Each line containing the word "Reproduce" needs to be copied.

::: Extracted entries :::

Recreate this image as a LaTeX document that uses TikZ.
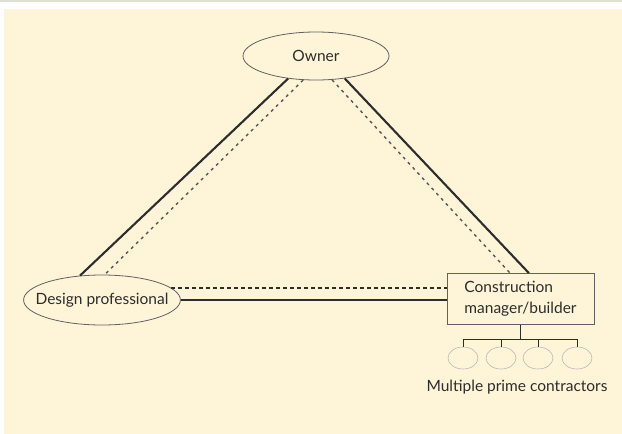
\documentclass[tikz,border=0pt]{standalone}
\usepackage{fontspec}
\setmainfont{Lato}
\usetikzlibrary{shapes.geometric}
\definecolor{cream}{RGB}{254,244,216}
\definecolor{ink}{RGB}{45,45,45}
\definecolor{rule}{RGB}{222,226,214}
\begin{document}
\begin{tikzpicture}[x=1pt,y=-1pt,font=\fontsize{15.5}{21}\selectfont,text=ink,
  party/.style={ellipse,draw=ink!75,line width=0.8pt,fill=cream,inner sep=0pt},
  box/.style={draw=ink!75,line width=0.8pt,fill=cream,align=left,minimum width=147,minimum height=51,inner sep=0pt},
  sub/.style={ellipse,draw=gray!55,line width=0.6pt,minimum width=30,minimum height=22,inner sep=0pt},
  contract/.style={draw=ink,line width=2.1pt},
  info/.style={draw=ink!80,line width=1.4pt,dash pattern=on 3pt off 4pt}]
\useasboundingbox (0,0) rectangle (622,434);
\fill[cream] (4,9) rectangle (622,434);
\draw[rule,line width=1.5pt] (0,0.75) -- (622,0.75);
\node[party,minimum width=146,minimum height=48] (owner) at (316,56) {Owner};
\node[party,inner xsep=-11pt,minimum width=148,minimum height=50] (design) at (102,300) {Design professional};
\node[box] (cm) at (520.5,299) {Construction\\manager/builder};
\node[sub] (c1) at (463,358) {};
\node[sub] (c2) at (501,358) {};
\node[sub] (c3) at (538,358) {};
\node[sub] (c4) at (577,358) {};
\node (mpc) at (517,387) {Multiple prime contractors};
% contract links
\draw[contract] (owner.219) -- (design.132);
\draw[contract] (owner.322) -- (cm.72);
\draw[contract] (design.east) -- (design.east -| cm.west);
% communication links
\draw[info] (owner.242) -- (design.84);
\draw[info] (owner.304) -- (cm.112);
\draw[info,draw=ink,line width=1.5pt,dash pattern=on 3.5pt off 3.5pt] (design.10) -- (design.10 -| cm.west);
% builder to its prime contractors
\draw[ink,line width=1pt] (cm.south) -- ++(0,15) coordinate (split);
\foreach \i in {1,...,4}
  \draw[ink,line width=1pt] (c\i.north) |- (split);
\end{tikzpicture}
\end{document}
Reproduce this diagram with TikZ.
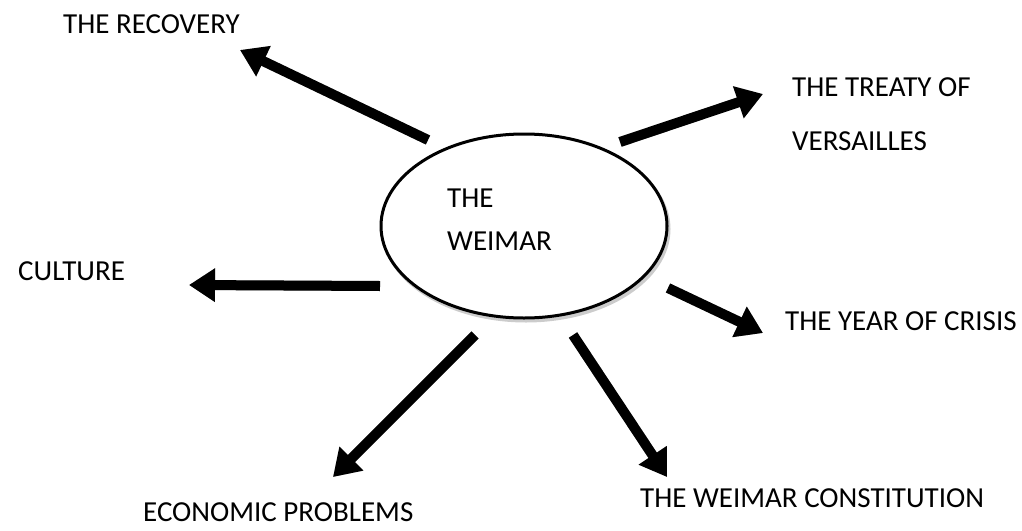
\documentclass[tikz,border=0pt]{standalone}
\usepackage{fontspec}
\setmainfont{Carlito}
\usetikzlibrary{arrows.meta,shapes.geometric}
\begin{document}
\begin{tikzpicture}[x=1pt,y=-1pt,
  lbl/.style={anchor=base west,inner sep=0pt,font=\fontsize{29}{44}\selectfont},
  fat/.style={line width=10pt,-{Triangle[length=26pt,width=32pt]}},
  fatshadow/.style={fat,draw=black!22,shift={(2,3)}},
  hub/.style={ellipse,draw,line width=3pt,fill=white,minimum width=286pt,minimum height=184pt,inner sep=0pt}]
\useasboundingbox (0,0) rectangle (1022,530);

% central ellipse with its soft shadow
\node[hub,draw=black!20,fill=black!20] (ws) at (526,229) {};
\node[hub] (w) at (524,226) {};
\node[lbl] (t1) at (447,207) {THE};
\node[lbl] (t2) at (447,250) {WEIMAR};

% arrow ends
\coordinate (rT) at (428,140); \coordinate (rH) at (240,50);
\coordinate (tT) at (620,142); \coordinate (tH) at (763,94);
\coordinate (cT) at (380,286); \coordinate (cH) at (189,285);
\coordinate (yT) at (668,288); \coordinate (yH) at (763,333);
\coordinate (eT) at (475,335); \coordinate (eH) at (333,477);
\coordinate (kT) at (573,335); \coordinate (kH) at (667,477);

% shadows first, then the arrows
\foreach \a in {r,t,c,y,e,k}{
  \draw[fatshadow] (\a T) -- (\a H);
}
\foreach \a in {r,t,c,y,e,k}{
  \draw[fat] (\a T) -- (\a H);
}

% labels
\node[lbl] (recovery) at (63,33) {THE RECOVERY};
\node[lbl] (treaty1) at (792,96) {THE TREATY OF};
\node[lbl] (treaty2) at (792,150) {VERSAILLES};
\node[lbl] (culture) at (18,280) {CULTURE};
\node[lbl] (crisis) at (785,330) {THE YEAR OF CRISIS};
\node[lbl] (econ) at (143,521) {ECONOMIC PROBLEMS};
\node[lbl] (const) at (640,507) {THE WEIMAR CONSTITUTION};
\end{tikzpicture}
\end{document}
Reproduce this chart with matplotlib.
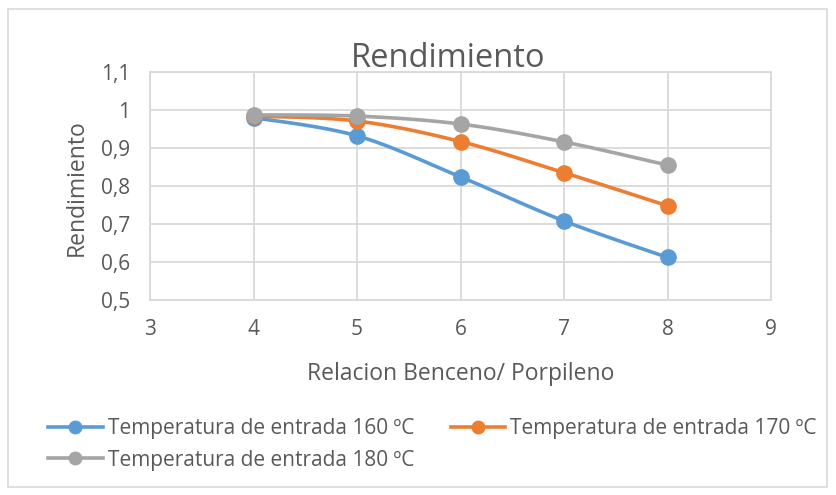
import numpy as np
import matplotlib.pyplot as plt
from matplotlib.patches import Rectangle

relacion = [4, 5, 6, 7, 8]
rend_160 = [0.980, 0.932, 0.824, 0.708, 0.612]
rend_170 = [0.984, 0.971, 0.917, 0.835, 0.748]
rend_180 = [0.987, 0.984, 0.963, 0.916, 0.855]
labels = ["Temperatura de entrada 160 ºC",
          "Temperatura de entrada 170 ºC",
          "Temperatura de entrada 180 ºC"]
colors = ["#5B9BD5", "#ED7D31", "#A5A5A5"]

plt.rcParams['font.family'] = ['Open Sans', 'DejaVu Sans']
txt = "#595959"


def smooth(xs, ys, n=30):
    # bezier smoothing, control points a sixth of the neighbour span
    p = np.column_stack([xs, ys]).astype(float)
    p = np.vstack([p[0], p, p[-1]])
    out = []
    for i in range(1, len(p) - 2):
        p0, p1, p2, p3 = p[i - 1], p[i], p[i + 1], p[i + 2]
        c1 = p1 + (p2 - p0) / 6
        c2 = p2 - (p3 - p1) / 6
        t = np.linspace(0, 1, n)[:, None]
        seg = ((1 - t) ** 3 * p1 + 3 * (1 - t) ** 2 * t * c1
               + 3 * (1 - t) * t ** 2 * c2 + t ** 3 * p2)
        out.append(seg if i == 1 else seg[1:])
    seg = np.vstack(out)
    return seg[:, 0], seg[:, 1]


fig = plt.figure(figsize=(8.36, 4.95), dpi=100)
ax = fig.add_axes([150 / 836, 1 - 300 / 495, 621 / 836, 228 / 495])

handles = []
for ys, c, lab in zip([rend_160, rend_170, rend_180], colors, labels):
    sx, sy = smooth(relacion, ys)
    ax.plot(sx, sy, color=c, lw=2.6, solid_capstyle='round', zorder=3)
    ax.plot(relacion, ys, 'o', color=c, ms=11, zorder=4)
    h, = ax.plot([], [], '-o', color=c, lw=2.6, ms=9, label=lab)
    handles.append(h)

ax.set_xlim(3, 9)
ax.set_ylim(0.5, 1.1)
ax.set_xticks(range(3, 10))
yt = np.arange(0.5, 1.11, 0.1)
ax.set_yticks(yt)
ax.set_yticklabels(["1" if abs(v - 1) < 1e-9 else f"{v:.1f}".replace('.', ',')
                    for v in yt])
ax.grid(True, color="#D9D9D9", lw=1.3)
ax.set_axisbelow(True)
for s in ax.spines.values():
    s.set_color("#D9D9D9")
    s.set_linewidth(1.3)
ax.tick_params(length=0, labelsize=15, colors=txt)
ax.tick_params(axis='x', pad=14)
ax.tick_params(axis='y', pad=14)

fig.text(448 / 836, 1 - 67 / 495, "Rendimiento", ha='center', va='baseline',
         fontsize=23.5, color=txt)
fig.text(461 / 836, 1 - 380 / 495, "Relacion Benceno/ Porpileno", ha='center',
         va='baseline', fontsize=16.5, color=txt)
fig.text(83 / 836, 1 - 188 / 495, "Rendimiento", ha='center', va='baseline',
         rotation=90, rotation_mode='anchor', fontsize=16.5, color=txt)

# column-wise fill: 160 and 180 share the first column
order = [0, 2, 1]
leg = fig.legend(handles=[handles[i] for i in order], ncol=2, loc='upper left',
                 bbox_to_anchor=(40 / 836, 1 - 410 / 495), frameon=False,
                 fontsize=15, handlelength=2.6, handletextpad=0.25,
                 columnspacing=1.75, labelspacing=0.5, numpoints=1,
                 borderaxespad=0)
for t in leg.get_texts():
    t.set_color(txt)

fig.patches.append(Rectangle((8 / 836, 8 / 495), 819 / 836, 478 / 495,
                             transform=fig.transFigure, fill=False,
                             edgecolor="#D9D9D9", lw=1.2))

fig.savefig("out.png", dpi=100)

:::

Result:
Reproduce this diagram with TikZ.
Reproduce this chart with matplotlib.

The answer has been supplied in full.